KD> Yes, our trainees have seen that using texts really does work with students.

Bob> And what about drilling with high levels? My students get really fed up, yawning, embarrassed..

SPEAKER_Jeremy Harmer> If you can engage students with text, real-looking language and then say 'look, this is the living language, this is how it works' that can be really powerful, I think.

SPEAKER_Jeremy Harmer> Bob, I have seen teachers drilling advanced students who have reacted in exactly the way you describe. But there are some things, perhaps - some little snatches of pronunciation, the odd intonation or something. But it doesn't usually seem appropriate, I agree.
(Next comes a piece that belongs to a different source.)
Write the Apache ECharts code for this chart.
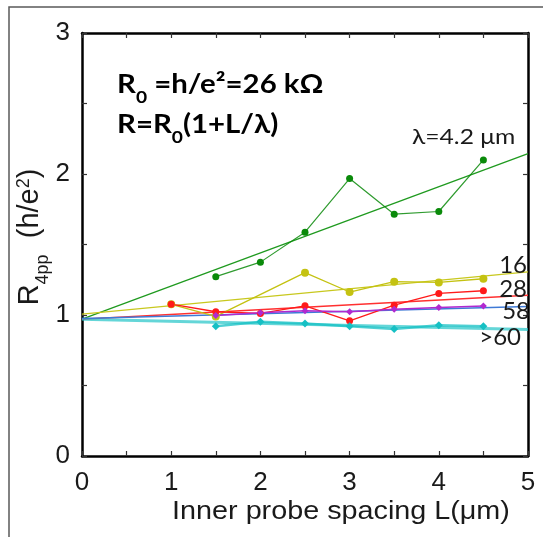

makana> I agree about "living Language" because I have seen it work even with the most unmotivated classes

SPEAKER_Jeremy Harmer> Hello makana. Poor students (I mean really). They want to be engaged, they want someone to just 'teach' them, but they want real language too! Or at least some of them want some or all of these things. That's why varying the study style is so important.

makana> And so exhausting I must add :-)

SPEAKER_Jeremy Harmer> Yeah, sure. But teaching is never an easy option. When it's bad it can really drag you down, but (luckily) we all have our share of the highs too!

MODERATOR> This has been a really interesting chat, Jeremy. Thanks!

SPEAKER_Jeremy Harmer> Well can I just say thanks to all the people who joined in - and apologise as my typing gradually disintegrated! Bye.